Crisis Squad Convenes Over Bird Flu
October 12, 2005High level officials from the federal government and the German states are set to meet in Bonn to examine when emergency measures should be implemented and poultry quarantined. Environment Minister Jürgen Trittin, interim head of the consumer affairs and agriculture ministry, has said that the ministry is prepared for the worst and that a ban on poultry is, as yet, unnecessary.
He said that if the results of EU tests on infected Romanian and Turkish cases showed that they did indeed have the highly pathogenic H5N1 virus, "our emergency plans will immediately come into effect." The cases in Turkey are so far known to be infected with the H5 strain, the same one found in Asia. The disease has not confirmed been confirmed in Romania. The European Commission expects to have the test results later in the week.
Three German states, Lower Saxony, Mecklenburg-Western Pomerania and North Rhine-Westphalia, have already called on poultry owners in certain areas to voluntarily confine their fowl to stalls.
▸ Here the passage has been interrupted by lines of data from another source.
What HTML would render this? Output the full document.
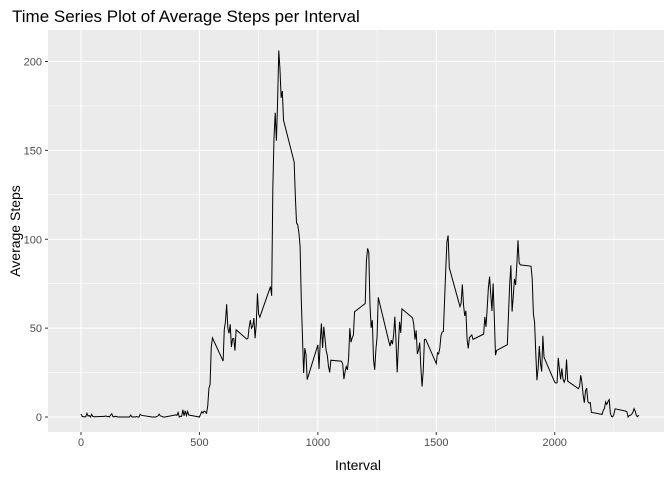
<!DOCTYPE html>
<html><head><meta charset="utf-8"><style>
body{margin:0;background:#fff}
svg text{font-family:"Liberation Sans",sans-serif}
</style></head><body>
<svg id="chart" width="672" height="480">
<text x="12" y="22" font-size="17" fill="#000">Time Series Plot of Average Steps per Interval</text>
<rect x="48" y="30" width="616" height="402" fill="#ebebeb"/>
<g id="grid"></g>
<g id="axes"></g>
<path id="line" fill="none" stroke="#000" stroke-width="1"/>
<text x="358" y="470" font-size="14" text-anchor="middle">Interval</text>
<text transform="translate(20,231) rotate(-90)" font-size="14" text-anchor="middle">Average Steps</text>
</svg>
<script>
const intervals=[0,5,10,15,20,25,30,35,40,45,50,55,100,105,110,115,120,125,130,135,140,145,150,155,200,205,210,215,220,225,230,235,240,245,250,255,300,305,310,315,320,325,330,335,340,345,350,355,400,405,410,415,420,425,430,435,440,445,450,455,500,505,510,515,520,525,530,535,540,545,550,555,600,605,610,615,620,625,630,635,640,645,650,655,700,705,710,715,720,725,730,735,740,745,750,755,800,805,810,815,820,825,830,835,840,845,850,855,900,905,910,915,920,925,930,935,940,945,950,955,1000,1005,1010,1015,1020,1025,1030,1035,1040,1045,1050,1055,1100,1105,1110,1115,1120,1125,1130,1135,1140,1145,1150,1155,1200,1205,1210,1215,1220,1225,1230,1235,1240,1245,1250,1255,1300,1305,1310,1315,1320,1325,1330,1335,1340,1345,1350,1355,1400,1405,1410,1415,1420,1425,1430,1435,1440,1445,1450,1455,1500,1505,1510,1515,1520,1525,1530,1535,1540,1545,1550,1555,1600,1605,1610,1615,1620,1625,1630,1635,1640,1645,1650,1655,1700,1705,1710,1715,1720,1725,1730,1735,1740,1745,1750,1755,1800,1805,1810,1815,1820,1825,1830,1835,1840,1845,1850,1855,1900,1905,1910,1915,1920,1925,1930,1935,1940,1945,1950,1955,2000,2005,2010,2015,2020,2025,2030,2035,2040,2045,2050,2055,2100,2105,2110,2115,2120,2125,2130,2135,2140,2145,2150,2155,2200,2205,2210,2215,2220,2225,2230,2235,2240,2245,2250,2255,2300,2305,2310,2315,2320,2325,2330,2335,2340,2345,2350,2355];
const steps=[1.72,0.34,0.13,0.15,0.08,2.09,0.53,0.87,0,1.47,0.30,0.13,
0.32,0.68,0.15,0.34,0,1.11,1.83,0.17,0.17,0.38,0.26,0,
0,0,1.11,0,0,0.13,0,0.23,0,0,1.55,0.94,
0,0,0,0,0.23,0.62,1.62,0.58,0.49,0.08,0,0,
1.19,0.94,2.57,0,0.34,0.36,4.11,0.66,3.49,0.83,3.11,1.11,
0,1.57,3,2.25,3.32,2.96,2.09,6.06,16.02,18.34,39.45,44.49,
31.49,49.26,53.77,63.45,49.96,47.08,52.15,39.34,44.02,44.17,37.36,49.04,
43.81,44.38,50.51,54.51,49.92,50.98,55.68,44.32,52.26,69.55,57.85,56.15,
73.38,68.21,129.43,157.53,171.15,155.4,177.3,206.17,195.92,179.57,183.4,167.02,
143.45,124.04,109.11,108.11,103.72,95.96,66.21,45.23,24.79,38.75,34.98,21.06,
40.57,26.98,42.42,52.66,38.92,50.79,44.28,37.42,34.7,28.34,25.09,31.94,
31.36,29.68,21.32,25.55,28.38,26.47,33.43,49.98,42.04,44.6,46.04,59.19,
63.87,87.7,94.85,92.77,63.4,50.17,54.47,32.42,26.53,37.74,45.06,67.28,
42.34,39.89,43.26,40.98,46.25,56.43,42.75,25.13,39.96,53.55,47.32,60.81,
55.75,51.96,43.58,48.7,35.47,37.55,41.85,27.51,17.11,26.08,43.62,43.77,
30.02,36.08,35.49,38.85,45.96,47.75,48.13,65.32,82.91,98.66,102.11,83.96,
62.13,64.13,74.55,63.17,56.91,59.77,43.87,38.57,44.66,45.45,46.21,43.68,
46.62,56.3,50.72,61.23,72.72,78.94,68.94,59.66,75.09,56.51,34.77,37.45,
40.68,58.02,74.7,85.32,59.26,67.77,77.7,74.25,85.34,99.45,86.58,85.6,
84.87,77.83,58.04,53.36,36.32,20.72,27.4,40.02,30.21,25.55,45.66,33.53,
19.62,19.02,19.34,33.34,26.81,21.17,27.3,21.34,19.55,21.32,32.3,20.15,
15.94,17.23,23.45,19.25,12.45,8.02,14.66,16.3,8.68,7.79,8.13,2.62,
1.45,3.68,4.81,8.51,7.08,8.7,9.75,2.21,0.32,0.11,1.6,4.6,
3.3,2.85,0,0.83,0.96,1.58,2.6,4.7,3.3,0.64,0.23,1.08];
const xTicks=[0,500,1000,1500,2000];
const yTicks=[0,50,100,150,200];
const xs=v=>81+v*0.23685;
const ys=v=>417-v*1.7775;
const NS='http://www.w3.org/2000/svg';
const grid=document.getElementById('grid'),axes=document.getElementById('axes');
function ln(p,x1,y1,x2,y2,c,w){const l=document.createElementNS(NS,'line');l.setAttribute('x1',x1);l.setAttribute('y1',y1);l.setAttribute('x2',x2);l.setAttribute('y2',y2);l.setAttribute('stroke',c);l.setAttribute('stroke-width',w);p.appendChild(l);return l;}
function tx(p,x,y,s,a){const t=document.createElementNS(NS,'text');t.setAttribute('x',x);t.setAttribute('y',y);t.setAttribute('font-size','11');t.setAttribute('fill','#4d4d4d');t.setAttribute('text-anchor',a);t.textContent=s;p.appendChild(t);return t;}
for(let i=0;i<xTicks.length;i++){
 const m=xTicks[i]+250;const xm=xs(m);
 if(xm<664){const g=ln(grid,xm,30,xm,432,'#fff',0.5);}
 if(i==0){const g=ln(grid,xs(-250),30,xs(-250),432,'#fff',0.5);}
}
for(let i=0;i<yTicks.length;i++){
 const ym=ys(yTicks[i]+25);
 if(ym>30){const g=ln(grid,48,ym,664,ym,'#fff',0.5);}
}
xTicks.forEach(v=>{const x=xs(v);
 const g=ln(grid,x,30,x,432,'#fff',1.1);
 
 
 const tk=ln(axes,x,432,x,435,'#333',1);
 
 
 const t=tx(axes,x,446,String(v),'middle');
 
 
});
yTicks.forEach(v=>{const y=ys(v);
 const g=ln(grid,48,y,664,y,'#fff',1.1);
 
 
 const tk=ln(axes,45,y,48,y,'#333',1);
 
 
 const t=tx(axes,42,y+4,String(v),'end');
 
 
});
let d='';
for(let i=0;i<intervals.length;i++){d+=(i?'L':'M')+xs(intervals[i]).toFixed(2)+','+ys(steps[i]).toFixed(2);}
document.getElementById('line').setAttribute('d',d);
</script>
</body></html>
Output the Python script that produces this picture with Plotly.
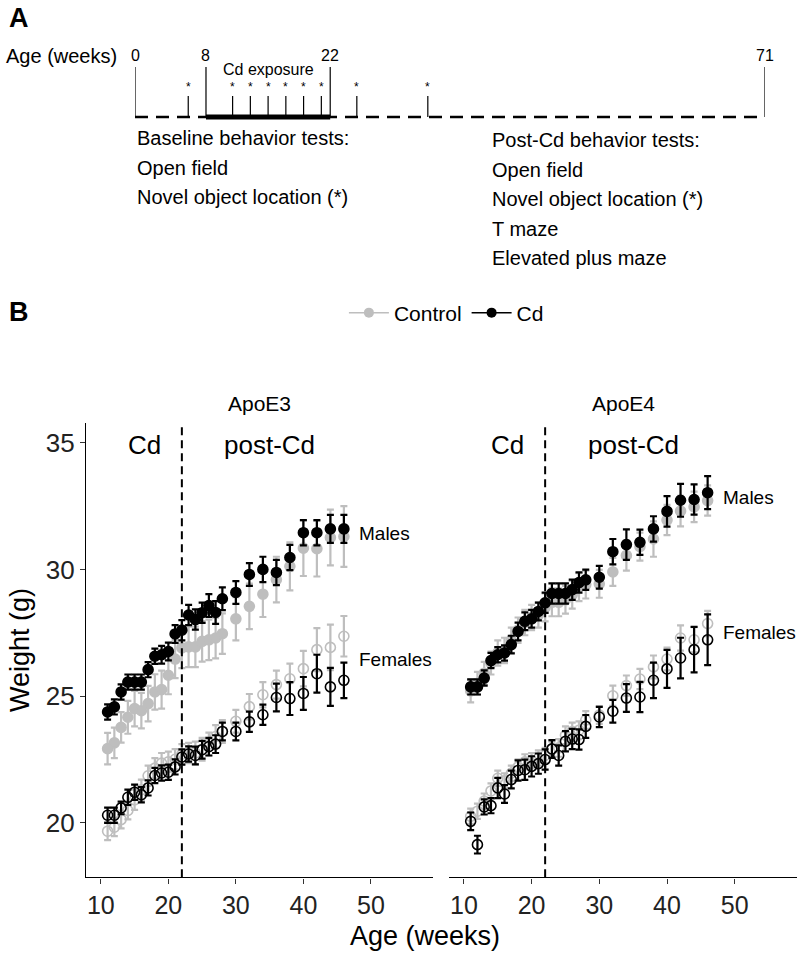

The avian flu virus is transmitted through physical contact with infected birds and can be carried on clothes or shoes, for example, but not by air. Trittin called on visitors to Romania and Turkey to avoid going to places where poultry is bred.
Germany poorly prepared?
Bernhard Ruf, head doctor at Leipzig's St. Georg Clinic, warned that Germany only has enough medication for around 8-10 percent of the population. The World Health Organization, however, recommends that states have a reserve of medication for 20-25 percent," Ruf said in an interview with radio broadcaster Deutschlandfunk on Wednesday.
"There is a backlog of demand that must now be met," Ruf said. The government must take advantage of the time before a pandemic breaks out to prepare, he said.
Birds imported illegally present the greatest risk to Germany, according to the National Research Institute for Animal Health, the Friedrich Loeffler Institute. It's less likely that migratory birds will carry the virus from Turkey or Romania to Germany, particularly since they have begun flying south for the winter.
The EU has already banned poultry imports from countries where the H5N1 virus has been detected as well as live fowl and feather imports from Turkey.